● DATASET EXCERPTS:
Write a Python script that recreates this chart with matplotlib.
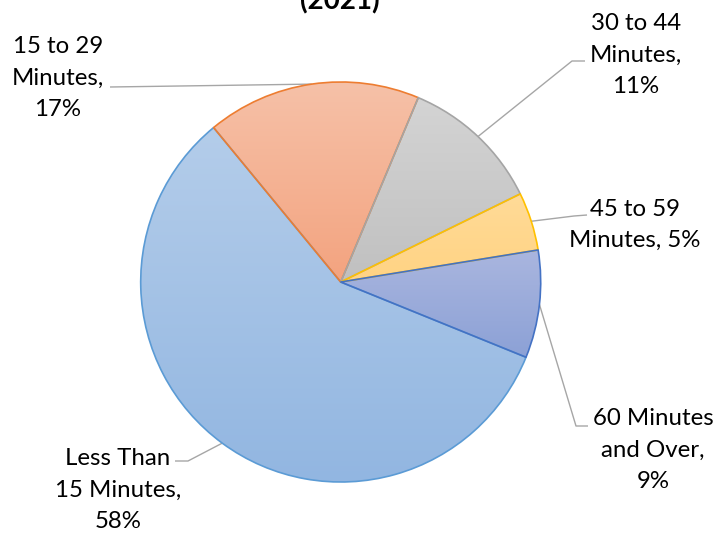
import numpy as np
import matplotlib
matplotlib.use("Agg")
import matplotlib.pyplot as plt
from matplotlib.colors import LinearSegmentedColormap

# ---- data ----
categories = ["Less Than 15 Minutes", "15 to 29 Minutes", "30 to 44 Minutes",
              "45 to 59 Minutes", "60 Minutes and Over"]
shares = [57.9, 17.3, 11.4, 4.7, 8.7]
label_names = ["Less Than\n15 Minutes,", "15 to 29\nMinutes,", "30 to 44\nMinutes,",
               "45 to 59\nMinutes,", "60 Minutes\nand Over,"]
title_text = "(2021)"

# ---- style ----
edge_colors = ["#5B9BD5", "#ED7D31", "#A5A5A5", "#FFC000", "#4472C4"]
grad_colors = [("#B4CDEA", "#92B6E1"), ("#F6C1A8", "#F3A37F"), ("#D4D4D4", "#C0C0C0"),
               ("#FFDB98", "#FFD383"), ("#AAB6DF", "#8CA1D6")]
W, H = 728, 533
FONT = ["Lato", "DejaVu Sans"]

fig = plt.figure(figsize=(W / 100, H / 100), dpi=100)
ax = fig.add_axes([0, 0, 1, 1])
cx, cy, R = 340.7, H - 282.0, 200.0

wedges, _ = ax.pie(shares, startangle=-22.1, counterclock=False, center=(cx, cy),
                   radius=R, colors=["none"] * len(shares),
                   wedgeprops=dict(linewidth=1.2, joinstyle="round"))
for w, ec, (ctop, cbot) in zip(wedges, edge_colors, grad_colors):
    w.set_edgecolor(ec)
    w.set_facecolor("none")
    w.set_zorder(3)
    bb = w.get_path().get_extents()
    cmap = LinearSegmentedColormap.from_list("g", [cbot, ctop])
    grad = np.linspace(0, 1, 256).reshape(-1, 1)
    im = ax.imshow(grad, cmap=cmap, extent=[bb.x0, bb.x1, bb.y0, bb.y1],
                   origin="lower", aspect="auto", zorder=2, interpolation="bilinear")
    im.set_clip_path(w)

# label layout (pixel positions, y from top)
label_pos = [(118, 490), (58, 78), (636, 55), (635, 225), (653, 450)]
elbows = [[(188, 461), (175, 461)], [(110, 87)], [(572, 61), (585, 61)],
          [(574, 216), (587, 215)], [(576, 426), (588, 426)]]

for i, w in enumerate(wedges):
    mid = np.deg2rad((w.theta1 + w.theta2) / 2)
    ex, ey = cx + R * np.cos(mid), cy + R * np.sin(mid)
    xs = [ex] + [p[0] for p in elbows[i]]
    ys = [ey] + [H - p[1] for p in elbows[i]]
    ax.plot(xs, ys, color="#A6A6A6", lw=1.0, zorder=1, solid_capstyle="butt")
    pct = f"{round(shares[i] / sum(shares) * 100)}%"
    sep = " " if i == 3 else "\n"
    txt = label_names[i] + sep + pct
    lx, ly = label_pos[i]
    ax.text(lx, H - ly, txt, ha="center", va="center", fontsize=17.3,
            family=FONT, color="#000000", linespacing=1.6, zorder=4)

fig.text(340 / W, 1 - 9.5 / H, title_text, ha="center", va="baseline",
         fontsize=20, fontweight="bold", family=FONT, color="#000000")

ax.set_xlim(0, W)
ax.set_ylim(0, H)
ax.set_aspect("auto")
ax.axis("off")
fig.savefig("out.png", dpi=100, facecolor="white")
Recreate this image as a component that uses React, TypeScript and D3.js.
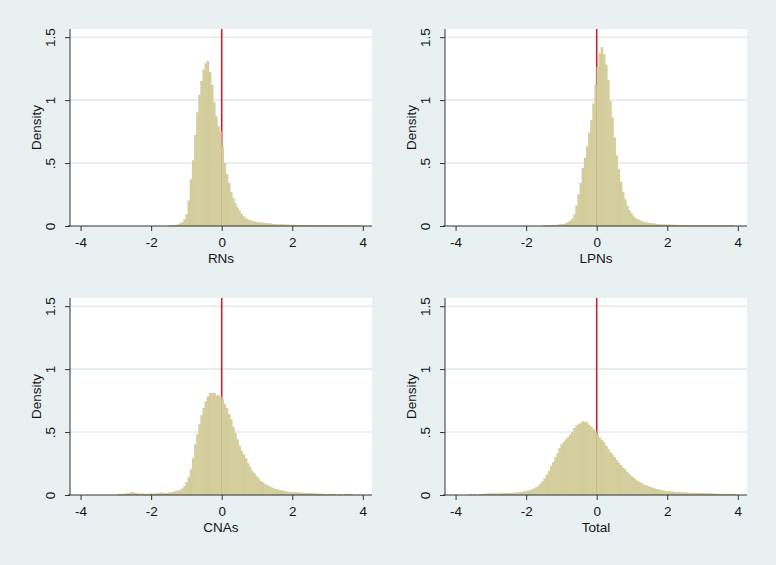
import React, { useEffect, useRef } from "react";
import { select, scaleLinear, axisLeft, axisBottom } from "d3";

// histogram densities, bin width 0.06, first bin starts at *Start
const binWidth = 0.06;

const rnStart = -1.5;
const rnValues = [
  0.004, 0.004, 0.006, 0.008, 0.012, 0.02, 0.03, 0.05, 0.09, 0.2,
  0.37, 0.52, 0.72, 0.9, 1.04, 1.15, 1.24, 1.29, 1.31, 1.22,
  1.12, 0.98, 0.87, 0.79, 0.75, 0.63, 0.5, 0.41, 0.34, 0.27,
  0.22, 0.18, 0.145, 0.12, 0.095, 0.075, 0.06, 0.05, 0.043, 0.037,
  0.033, 0.03, 0.028, 0.026, 0.024, 0.022, 0.02, 0.019, 0.017, 0.015,
  0.013, 0.012, 0.011,
  0.01, 0.01, 0.009, 0.009, 0.008, 0.008, 0.008, 0.007, 0.007, 0.007,
  0.006, 0.006, 0.006, 0.006, 0.005, 0.005, 0.005, 0.005, 0.005, 0.005,
  0.004, 0.004, 0.004, 0.004, 0.004, 0.004, 0.004, 0.004, 0.004, 0.003,
  0.003, 0.003, 0.003, 0.003, 0.003, 0.003, 0.003,
];

const lpnStart = -1.5;
const lpnValues = [
  0.004, 0.004, 0.004, 0.005, 0.005, 0.006, 0.008, 0.01, 0.012, 0.015,
  0.02, 0.03, 0.04, 0.055, 0.09, 0.16, 0.25, 0.34, 0.46, 0.54,
  0.63, 0.74, 0.84, 0.97, 1.12, 1.26, 1.37, 1.42, 1.36, 1.28,
  1.16, 0.99, 0.86, 0.7, 0.56, 0.45, 0.35, 0.27, 0.21, 0.16,
  0.125, 0.1, 0.075, 0.06, 0.05, 0.042, 0.036, 0.03, 0.027, 0.024,
  0.021, 0.019, 0.017,
  0.014, 0.013, 0.012, 0.011, 0.01, 0.01, 0.009, 0.009, 0.008, 0.008,
  0.008, 0.007, 0.007, 0.007, 0.006, 0.006, 0.006, 0.006, 0.005, 0.005,
  0.005, 0.005, 0.005, 0.005, 0.005, 0.004, 0.004, 0.004, 0.004, 0.004,
  0.004, 0.004, 0.004, 0.004, 0.004, 0.004, 0.004,
];

const cnaStart = -3.0;
const cnaValues = [
  0, 0.006, 0.006, 0.008, 0.01, 0.012, 0.015, 0.02, 0.02, 0.015,
  0.01, 0.008, 0.01, 0.008, 0.006, 0.008, 0.01, 0.008, 0.01, 0.012,
  0.015, 0.018, 0.014, 0.012, 0.015, 0.018, 0.02, 0.025, 0.03, 0.035,
  0.04, 0.05, 0.07, 0.1, 0.14, 0.2, 0.29, 0.4, 0.48, 0.56,
  0.63, 0.69, 0.74, 0.78, 0.81, 0.81, 0.81, 0.79, 0.79, 0.78,
  0.76, 0.72, 0.69, 0.64, 0.6, 0.54, 0.49, 0.44, 0.39, 0.35,
  0.32, 0.29, 0.25, 0.22, 0.19, 0.17, 0.15, 0.13, 0.11, 0.1,
  0.085, 0.075, 0.066, 0.058, 0.052, 0.047, 0.042, 0.037,
  0.033, 0.03, 0.027, 0.025, 0.023, 0.021, 0.02, 0.019, 0.018, 0.017,
  0.016, 0.015, 0.014, 0.013, 0.012, 0.011, 0.01, 0.009, 0.008, 0.008,
  0.007, 0.007, 0.006, 0.006, 0.005, 0.004, 0, 0.004, 0.003, 0,
  0.005, 0.006, 0.005, 0.004,
];

const totalStart = -3.6;
const totalValues = [
  0.004, 0, 0.004, 0, 0.004, 0.006, 0.008, 0.008, 0.01, 0.01,
  0.01, 0.01, 0.009, 0.01, 0.011, 0.012, 0.012, 0.013, 0.014, 0.015,
  0.016, 0.017, 0.018,
  0.02, 0.022, 0.025, 0.028, 0.032, 0.036, 0.042, 0.05, 0.06, 0.072,
  0.088, 0.106, 0.13, 0.16, 0.19, 0.23, 0.26, 0.3, 0.33, 0.37,
  0.4, 0.42, 0.44, 0.46, 0.48, 0.5, 0.53, 0.55, 0.56, 0.57,
  0.585, 0.58, 0.575, 0.555, 0.54, 0.52, 0.505, 0.48, 0.455, 0.435,
  0.415, 0.39, 0.365, 0.34, 0.32, 0.3, 0.275, 0.255, 0.235, 0.215,
  0.2, 0.18, 0.165, 0.15, 0.135, 0.122, 0.11, 0.1, 0.09, 0.08,
  0.074, 0.068, 0.062, 0.056, 0.05, 0.045, 0.041, 0.037, 0.034, 0.031, 0.029,
  0.027, 0.025, 0.024, 0.022, 0.021, 0.02, 0.019, 0.018, 0.017, 0.016,
  0.016, 0.015, 0.015, 0.014, 0.014, 0.016, 0.015, 0.013, 0.012, 0.011,
  0.01, 0.009, 0.009, 0.008, 0.008, 0.007, 0.007, 0.006, 0.006, 0.005,
  0.005, 0.005,
];

const xTicks = [-4, -2, 0, 2, 4];
const yTicks = [0, 0.5, 1, 1.5];
const yTickLabels = ["0", ".5", "1", "1.5"];
const xDomain = [-4.3, 4.26];
const yDomain = [0, 1.565];

const panels = [
  { title: "RNs", start: rnStart, values: rnValues, left: 70, right: 372, top: 29, bottom: 226 },
  { title: "LPNs", start: lpnStart, values: lpnValues, left: 445, right: 747, top: 29, bottom: 226 },
  { title: "CNAs", start: cnaStart, values: cnaValues, left: 70, right: 372, top: 298, bottom: 495 },
  { title: "Total", start: totalStart, values: totalValues, left: 445, right: 747, top: 298, bottom: 495 },
];

const font = "Arimo, 'Liberation Sans', Arial, Helvetica, sans-serif";
const ink = "#141414";
const fontSize = 13.5;

export default function App() {
  const ref = useRef<SVGSVGElement>(null);

  useEffect(() => {
    const svg = select(ref.current);
    svg.selectAll("*").remove();

    svg.append("rect").attr("width", 776).attr("height", 565).attr("fill", "#e9f0f2");

    panels.forEach((p) => {
      const x = scaleLinear().domain(xDomain).range([p.left, p.right]);
      const y = scaleLinear().domain(yDomain).range([p.bottom, p.top]);
      const g = svg.append("g");

      g.append("rect")
        .attr("x", p.left)
        .attr("y", p.top)
        .attr("width", p.right - p.left)
        .attr("height", p.bottom - p.top)
        .attr("fill", "#ffffff");

      g.selectAll(".grid")
        .data(yTicks.filter((t) => t > 0))
        .enter()
        .append("line")
        .attr("x1", p.left)
        .attr("x2", p.right)
        .attr("y1", (d) => y(d))
        .attr("y2", (d) => y(d))
        .attr("stroke", "#e2ebee")
        .attr("stroke-width", 1.6);

      // reference line at zero, drawn under the bars
      g.append("line")
        .attr("x1", x(0))
        .attr("x2", x(0))
        .attr("y1", y(0))
        .attr("y2", p.top)
        .attr("stroke", "#c9222a")
        .attr("stroke-width", 1.6);

      const bins = p.values.map((v, i) => ({
        x0: p.start + i * binWidth,
        x1: p.start + (i + 1) * binWidth,
        v,
      }));
      g.selectAll(".bar")
        .data(bins.filter((b) => b.v > 0))
        .enter()
        .append("rect")
        .attr("x", (d) => x(d.x0))
        .attr("width", (d) => x(d.x1) - x(d.x0))
        .attr("y", (d) => y(d.v))
        .attr("height", (d) => y(0) - y(d.v))
        .attr("fill", "#d5cf9e")
        .attr("stroke", "#c9c18e")
        .attr("stroke-width", 0.3);

      const xAxisG = g
        .append("g")
        .attr("transform", `translate(0,${p.bottom})`)
        .call(
          axisBottom(x)
            .tickValues(xTicks)
            .tickSize(5)
            .tickSizeOuter(0)
            .tickPadding(6)
            .tickFormat((d) => String(d))
        );
      xAxisG.select(".domain").attr("stroke", "#333").attr("d", `M${p.left - 2},0H${p.right}`);
      xAxisG.selectAll(".tick line").attr("stroke", "#333");
      xAxisG.selectAll("text").attr("font-family", font).attr("font-size", fontSize).attr("fill", ink);

      const yAxisG = g
        .append("g")
        .attr("transform", `translate(${p.left},0)`)
        .call(
          axisLeft(y)
            .tickValues(yTicks)
            .tickSize(5)
            .tickSizeOuter(0)
            .tickFormat((d, i) => yTickLabels[i])
        );
      yAxisG.select(".domain").attr("stroke", "#333").attr("d", `M0,${p.bottom}V${p.top}`);
      yAxisG.selectAll(".tick line").attr("stroke", "#333");
      yAxisG
        .selectAll("text")
        .attr("font-family", font)
        .attr("font-size", fontSize)
        .attr("fill", ink)
        .attr("transform", "rotate(-90)")
        .attr("x", 0)
        .attr("y", -20)
        .attr("dy", "0.35em")
        .attr("text-anchor", "middle");

      g.append("text")
        .text(p.title)
        .attr("x", (p.left + p.right) / 2)
        .attr("y", p.bottom + 37)
        .attr("text-anchor", "middle")
        .attr("font-family", font)
        .attr("font-size", fontSize)
        .attr("fill", ink);

      g.append("text")
        .text("Density")
        .attr("transform", `translate(${p.left - 34},${(p.top + p.bottom) / 2}) rotate(-90)`)
        .attr("dy", "0.35em")
        .attr("text-anchor", "middle")
        .attr("font-family", font)
        .attr("font-size", fontSize)
        .attr("fill", ink);
    });
  }, []);

  return (
    <svg
      ref={ref}
      width={776}
      height={565}
      style={{ position: "absolute", left: 0, top: 0, display: "block" }}
    />
  );
}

● PROBLEM STATEMENT:
Write out the lines from the one containing "Recreate this image" down to the one containing "const binWidth = 0.06;", both included, exactly as they appear. Leave out any pictures.

● OUTPUT FOR THIS EXERCISE:
Recreate this image as a component that uses React, TypeScript and D3.js.
import React, { useEffect, useRef } from "react";
import { select, scaleLinear, axisLeft, axisBottom } from "d3";

// histogram densities, bin width 0.06, first bin starts at *Start
const binWidth = 0.06;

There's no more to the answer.